Exhaustive research. First-hand accounts. Details only insiders would know.
The story of the first lunar landing wasn't this well told.
To diehard Jefferson Airplane fans, Got A Revolution! is the book they've been sitting around in their bell-bottoms waiting for. This and the latest Physician's Desk Reference.
It's everything you ever wanted to know about Marty Balin, Grace Slick, Jorma Kaukonen, Paul Kantner, Jack Casady, Spencer Dryden and the cast of thousands who drifted in and out of the band's sphere of influence.
In fact, it's more than everything you ever wanted to know. And that's the problem. Books that chronicle second-tier rock bands - and that's essentially what the Airplane was - begin to look a lot like E! True Hollywood Story, the later episodes. When the producers end up profiling people like Lawanda Page, whose claim to fame was playing Redd Foxx's sister-in-law on Sanford & Son.

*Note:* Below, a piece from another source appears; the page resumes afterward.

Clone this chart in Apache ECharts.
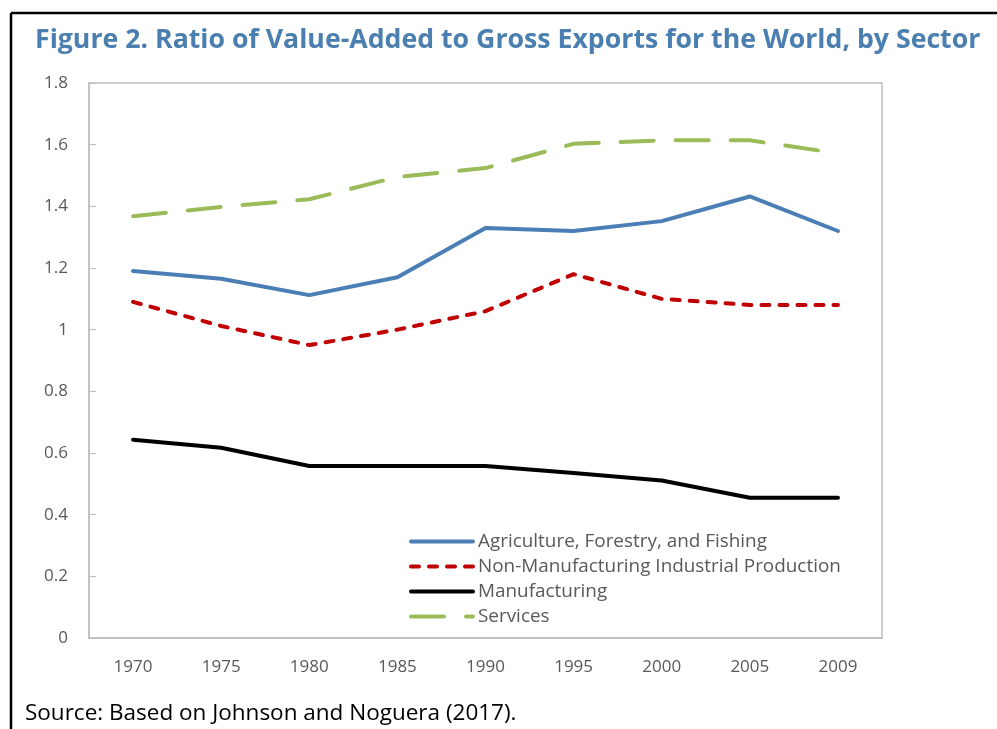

Like The Mamas & the Papas and Big Brother & The Holding Company, Jefferson Airplane was a pioneering California band that made good in large part because of a powerful female vocalist. Founded by Balin and Kanter in the summer of 1965, the Airplane made their gift to psychedelia with songs such as Volunteers, White Rabbit and Somebody to Love.
And then Altamont happened, the cause was over and like dozens of other bands, Jefferson Airplane struggled to retain its identity and sense of purpose.
Author Jeff Tamarkin, the editor of Global Rhythm magazine, got the cooperation of Slick, Balin, Kantner and others to write their story. And although much of it reads like a dissertation, Revolution has its moments. Slick tells the story of being invited by accident to a tea party at the White House. Tricia Nixon, the president's oldest daughter, graduated from Finch College and invited many of her classmates to a reunion. Including a woman named Grace Wing. Who had gotten married, joined a rock band and changed her name to Grace Slick.
"Grace had brought along a little gift," Tamarkin writes. "A little something to help him (Nixon) see things in a different light."
Slick and her escort, hippie icon Abbie Hoffman, were going to spike the president's drink. With LSD. Imagine Richard Nixon on acid.
Anyway, White House guards deemed the pair a security risk and they weren't allowed inside.
Tamarkin also resolves the mystery about the band's name. "It was an in-joke that got carried away. A tribute to the bluesman Blind Lemon Jefferson and an inexplicable nod to the miracle of flight united to give rise to one of the greatest band names of the '60s."
And then they morphed into Jefferson Starship, and then simply, and sadly, Starship.
All of the original band members are alive, which is a feat in itself. And their story was indeed a turbulent flight.
But unless the subject is truly special, there's no need to relive every bounce and bump.